Un futuro che vive pure di proposte. Questo libro, non a caso aperto dalla preziosa testimonianza di Carlo Verdelli e da un intervento di Raffaele Lorusso, si conclude con un dialogo sulle cose da fare. Protagonisti Carlo Bartoli e Giuseppe Giulietti presidenti rispettivamente dell’Ordine Nazionale dei Giornalisti e della Federazione Nazionale della Stampa. Qui lo sguardo si allarga a ciò che può e intende fare l’associazionismo professionale sui temi della formazione e dell’impegno civile in collaborazione con il mondo della ricerca, per dare un nuovo respiro a chi fa informazione perché l’alfabetizzazione digitale non è fatta solo di fibre ottiche e infrastrutture ma di persone  che siano in grado di rispondere alle domande che vengono dalla comunità.
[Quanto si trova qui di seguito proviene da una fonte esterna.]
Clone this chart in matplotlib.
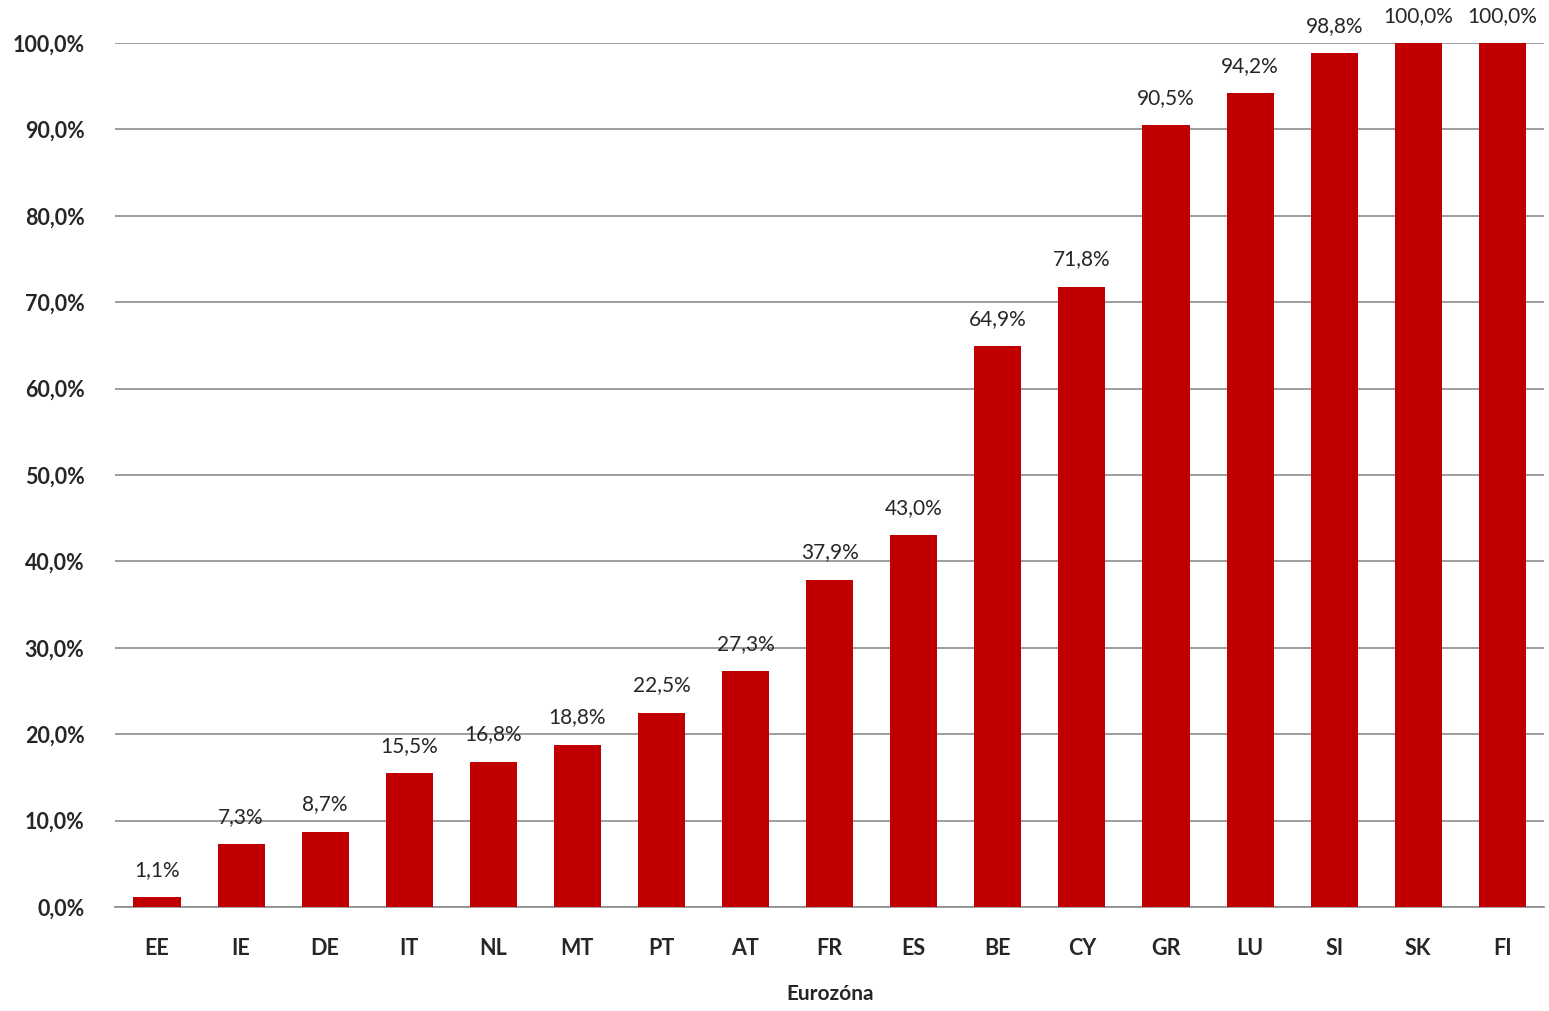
import matplotlib
matplotlib.use("Agg")
import matplotlib.pyplot as plt

countries = ['EE', 'IE', 'DE', 'IT', 'NL', 'MT', 'PT', 'AT', 'FR', 'ES',
             'BE', 'CY', 'GR', 'LU', 'SI', 'SK', 'FI']
values = [1.1, 7.3, 8.7, 15.5, 16.8, 18.8, 22.5, 27.3, 37.9, 43.0,
          64.9, 71.8, 90.5, 94.2, 98.8, 100.0, 100.0]
yticks = [0, 10, 20, 30, 40, 50, 60, 70, 80, 90, 100]

plt.rcParams['font.family'] = ['Lato', 'DejaVu Sans']

fig = plt.figure(figsize=(15.49, 10.11), dpi=100)
ax = fig.add_axes([0.0742, 0.1029, 0.9228, 0.8546])

x = range(len(countries))
bars = ax.bar(x, values, width=0.56, color='#C00000', zorder=3)

for xi, v in zip(x, values):
    ax.text(xi, v + 2.0, ('%.1f%%' % v).replace('.', ','), ha='center', va='bottom',
            fontsize=15, color='#262626', clip_on=False)

ax.set_xlim(-0.5, len(countries) - 0.5)
ax.set_ylim(0, 100)
ax.set_yticks(yticks)
ax.set_yticklabels([('%.1f%%' % t).replace('.', ',') for t in yticks],
                   fontsize=15.5, fontweight='bold', color='#262626')
ax.set_xticks(list(x))
ax.set_xticklabels(countries, fontsize=15.5, fontweight='bold', color='#262626')
ax.tick_params(axis='both', length=0)
ax.tick_params(axis='x', pad=22)
ax.tick_params(axis='y', pad=22)

ax.yaxis.grid(True, color='#8c8c8c', linewidth=1.2, zorder=0)
for s in ['top', 'right', 'left']:
    ax.spines[s].set_visible(False)
ax.spines['bottom'].set_color('#8c8c8c')
ax.spines['bottom'].set_linewidth(1.2)

ax.set_xlabel('Eurozóna', fontsize=15, fontweight='bold', color='#262626', labelpad=18)

fig.savefig('out.png', dpi=100)
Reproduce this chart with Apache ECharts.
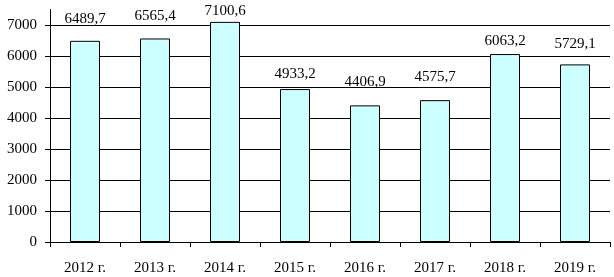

Addentrandosi dentro i capitoli lettrici e lettori vedranno, giudicheranno. Il volume adesso è loro. E’ frutto di un lavoro collettivo e di gruppo, di un impegno corale che esprime un percorso comune con linguaggi e approcci diversi ( ciascuno di noi ha ovviamente il proprio) ma con tanti punti di convergenza. Ora vuole essere soprattutto uno strumento a disposizione di chiunque sia interessato a “guardare con nuovi occhi”.al futuro di informazione, inclusione, formazione, accuratezza.